History's changemakers embody this. Martin Luther King Jr. didn't defy every law; he targeted those violating natural rights, standing firm with moral reasoning. Galileo challenged church dogma where it clashed with evidence, advancing knowledge despite the cost. In libertarian terms, this is resisting the state's monopoly on violence while advocating for voluntary cooperation. The goal isn't anarchy for anarchy's sake but dismantling unjust hierarchies to build better, freer ones.

Here's the plot twist that reframes it all: the biggest risk for authority-haters isn't rebellion — it's becoming the authority you despise.

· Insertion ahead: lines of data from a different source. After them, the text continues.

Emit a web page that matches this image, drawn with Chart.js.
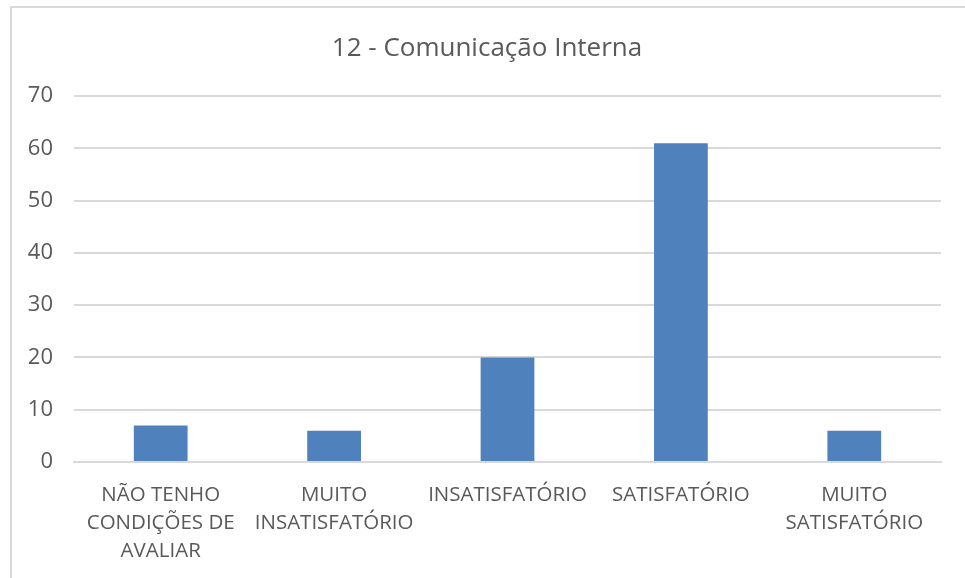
<!DOCTYPE html>
<html>
<head>
<meta charset="utf-8">
<script src="https://cdn.jsdelivr.net/npm/chart.js@4"></script>
<style>
  body { margin: 0; background: #fff; }
  #frame { position: absolute; left: 10px; top: 6px; width: 980px; height: 600px; border: 2px solid #d9d9d9; box-sizing: border-box; }
  #wrap { position: absolute; left: 0; top: 0; width: 965px; height: 578px; }
</style>
</head>
<body>
<div id="frame"></div>
<div id="wrap"><canvas id="mycanvas"></canvas></div>
<script>
var categorias = [
	["NÃO TENHO", "CONDIÇÕES DE", "AVALIAR"],
	["MUITO", "INSATISFATÓRIO"],
	"INSATISFATÓRIO",
	"SATISFATÓRIO",
	["MUITO", "SATISFATÓRIO"]
];
var respostas = [7, 6, 20, 61, 6];
var titulo = "12 - Comunicação Interna";

var chartdata = {
	labels: categorias,
	datasets: [
		{
			label: titulo,
			backgroundColor: '#4f81bd',
			borderWidth: 0,
			barPercentage: 0.31,
			categoryPercentage: 1,
			data: respostas
		}
	]
};

var ctx = document.getElementById("mycanvas");

var barGraph = new Chart(ctx, {
	type: 'bar',
	data: chartdata,
	options: {
		responsive: true,
		maintainAspectRatio: false,
		animation: false,
		// left padding centres the title on the frame; the empty right axis keeps the gap on the right
		layout: { padding: { left: 9, right: 0, top: 0, bottom: 0 } },
		plugins: {
			legend: { display: false },
			tooltip: { enabled: false },
			title: {
				display: true,
				text: titulo,
				color: '#595959',
				font: { family: 'Open Sans', size: 26, weight: 'normal' },
				padding: { top: 33, bottom: 32 }
			}
		},
		scales: {
			x: {
				grid: { display: false, drawTicks: false },
				border: { display: true, color: '#d9d9d9', width: 2 },
				ticks: {
					color: '#595959',
					font: { family: 'Open Sans', size: 20.5, lineHeight: 1.37 },
					padding: 19,
					maxRotation: 0,
					autoSkip: false
				},
				afterFit: function(scale) { scale.height = 578 - 462; }
			},
			y: {
				min: 0,
				max: 70,
				grid: { color: '#d9d9d9', lineWidth: 2, drawTicks: false },
				border: { display: false },
				ticks: {
					stepSize: 10,
					color: '#595959',
					font: { family: 'Open Sans', size: 22 },
					padding: 21
				},
				afterFit: function(scale) { scale.width = 74 - 9; }
			},
			yRight: {
				position: 'right',
				min: 0,
				max: 70,
				grid: { display: false, drawTicks: false },
				border: { display: false },
				ticks: { display: false },
				afterFit: function(scale) { scale.width = 965 - 941; }
			}
		}
	}
});
</script>
</body>
</html>
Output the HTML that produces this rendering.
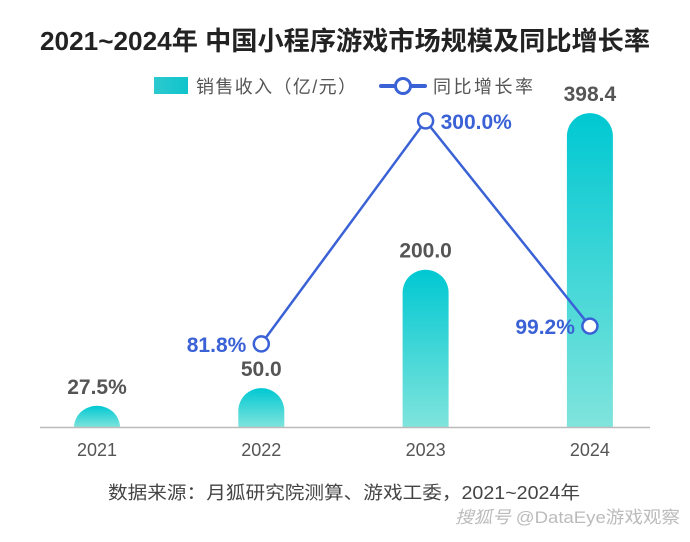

Psychologists call it "counterdependent authority." After years of fighting control, you gain power and unconsciously replicate it, lacking experience in healthy hierarchies. The rebel turns tyrant, blind to their own mirror image.

The evolved path? Become the architect. Reject illegitimate power so thoroughly that when you wield influence, it's transparent, justified, and voluntary. This rare integrity is what anarcho-capitalism envisions: power derived from mutual consent, not coercion. It's the people rising against the powerful, creating systems that earn loyalty through value, not force.

So, if you've spent your life thinking you have a "problem with authority," flip the script. You possess a sensitivity — a finely tuned detector for unchecked power — that society needs more of. In a world rigged for compliance, your questioning spirit safeguards freedom. Whether you're an entrepreneur disrupting monopolies, a thinker exposing government overreach, or just someone who demands reasons, own it.

It's not stubbornness; it's integrity. And in the battle between the people and the statists, that's the edge we need to build a truly voluntary world.